**Job**. Retype the lines beneath this one, from the first through the line containing "axis_max = 10". Pictures are left out.

**Provided data**.
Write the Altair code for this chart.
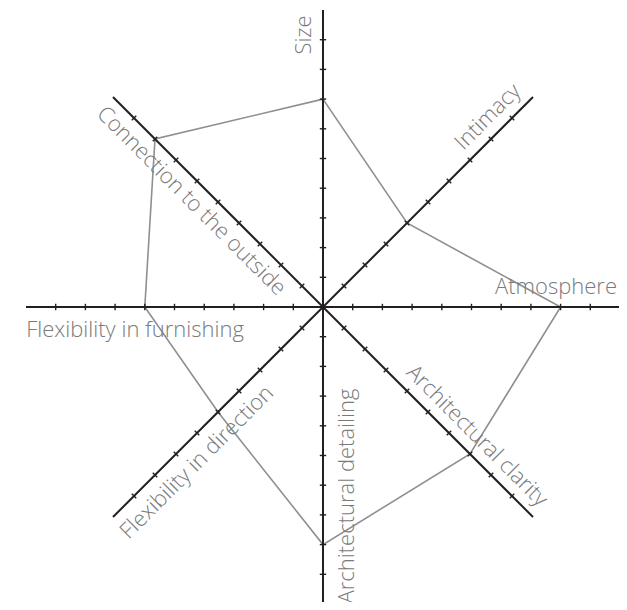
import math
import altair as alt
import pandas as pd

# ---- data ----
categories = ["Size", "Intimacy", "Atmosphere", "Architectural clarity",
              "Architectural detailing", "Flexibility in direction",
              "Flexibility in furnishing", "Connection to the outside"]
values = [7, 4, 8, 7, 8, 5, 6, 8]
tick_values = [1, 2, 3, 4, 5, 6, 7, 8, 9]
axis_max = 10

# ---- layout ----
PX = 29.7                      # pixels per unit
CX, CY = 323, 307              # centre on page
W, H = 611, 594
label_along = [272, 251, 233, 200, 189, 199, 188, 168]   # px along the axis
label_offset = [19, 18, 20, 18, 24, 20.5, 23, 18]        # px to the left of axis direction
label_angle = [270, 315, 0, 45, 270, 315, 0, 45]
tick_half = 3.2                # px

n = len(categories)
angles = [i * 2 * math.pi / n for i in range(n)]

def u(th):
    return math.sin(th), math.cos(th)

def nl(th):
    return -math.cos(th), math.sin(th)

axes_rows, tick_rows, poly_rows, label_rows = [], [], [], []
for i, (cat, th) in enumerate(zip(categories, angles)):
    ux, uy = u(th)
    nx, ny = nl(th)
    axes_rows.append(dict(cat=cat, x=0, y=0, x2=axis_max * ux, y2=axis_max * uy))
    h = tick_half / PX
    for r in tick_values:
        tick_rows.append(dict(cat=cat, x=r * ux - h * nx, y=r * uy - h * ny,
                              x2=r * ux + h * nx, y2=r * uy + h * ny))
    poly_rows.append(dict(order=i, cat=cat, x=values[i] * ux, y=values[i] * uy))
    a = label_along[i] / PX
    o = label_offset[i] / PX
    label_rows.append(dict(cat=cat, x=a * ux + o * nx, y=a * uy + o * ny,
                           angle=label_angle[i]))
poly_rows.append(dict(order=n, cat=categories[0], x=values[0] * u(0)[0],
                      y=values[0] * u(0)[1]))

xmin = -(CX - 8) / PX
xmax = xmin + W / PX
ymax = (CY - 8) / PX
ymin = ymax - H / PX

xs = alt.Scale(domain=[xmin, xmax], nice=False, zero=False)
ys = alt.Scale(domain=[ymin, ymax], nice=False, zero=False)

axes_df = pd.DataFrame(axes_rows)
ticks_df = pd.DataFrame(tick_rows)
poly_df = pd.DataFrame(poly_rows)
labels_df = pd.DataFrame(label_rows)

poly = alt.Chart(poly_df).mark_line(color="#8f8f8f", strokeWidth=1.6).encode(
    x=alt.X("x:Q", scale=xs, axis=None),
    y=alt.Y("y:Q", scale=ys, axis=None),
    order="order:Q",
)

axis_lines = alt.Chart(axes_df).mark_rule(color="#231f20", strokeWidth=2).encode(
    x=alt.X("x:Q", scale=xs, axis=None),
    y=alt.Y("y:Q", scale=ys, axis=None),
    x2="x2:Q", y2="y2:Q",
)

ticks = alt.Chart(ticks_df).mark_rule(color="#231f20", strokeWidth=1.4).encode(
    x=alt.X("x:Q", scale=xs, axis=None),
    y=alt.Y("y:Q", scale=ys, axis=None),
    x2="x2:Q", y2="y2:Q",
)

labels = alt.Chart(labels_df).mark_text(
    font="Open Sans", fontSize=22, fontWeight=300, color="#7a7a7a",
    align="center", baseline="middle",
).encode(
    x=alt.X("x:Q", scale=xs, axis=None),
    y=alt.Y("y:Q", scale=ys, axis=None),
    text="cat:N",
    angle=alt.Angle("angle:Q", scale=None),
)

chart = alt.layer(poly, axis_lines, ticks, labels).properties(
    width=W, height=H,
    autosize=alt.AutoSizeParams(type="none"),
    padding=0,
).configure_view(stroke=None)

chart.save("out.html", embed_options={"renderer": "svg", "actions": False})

**Solution for this exercise**.
Write the Altair code for this chart.
import math
import altair as alt
import pandas as pd

# ---- data ----
categories = ["Size", "Intimacy", "Atmosphere", "Architectural clarity",
              "Architectural detailing", "Flexibility in direction",
              "Flexibility in furnishing", "Connection to the outside"]
values = [7, 4, 8, 7, 8, 5, 6, 8]
tick_values = [1, 2, 3, 4, 5, 6, 7, 8, 9]
axis_max = 10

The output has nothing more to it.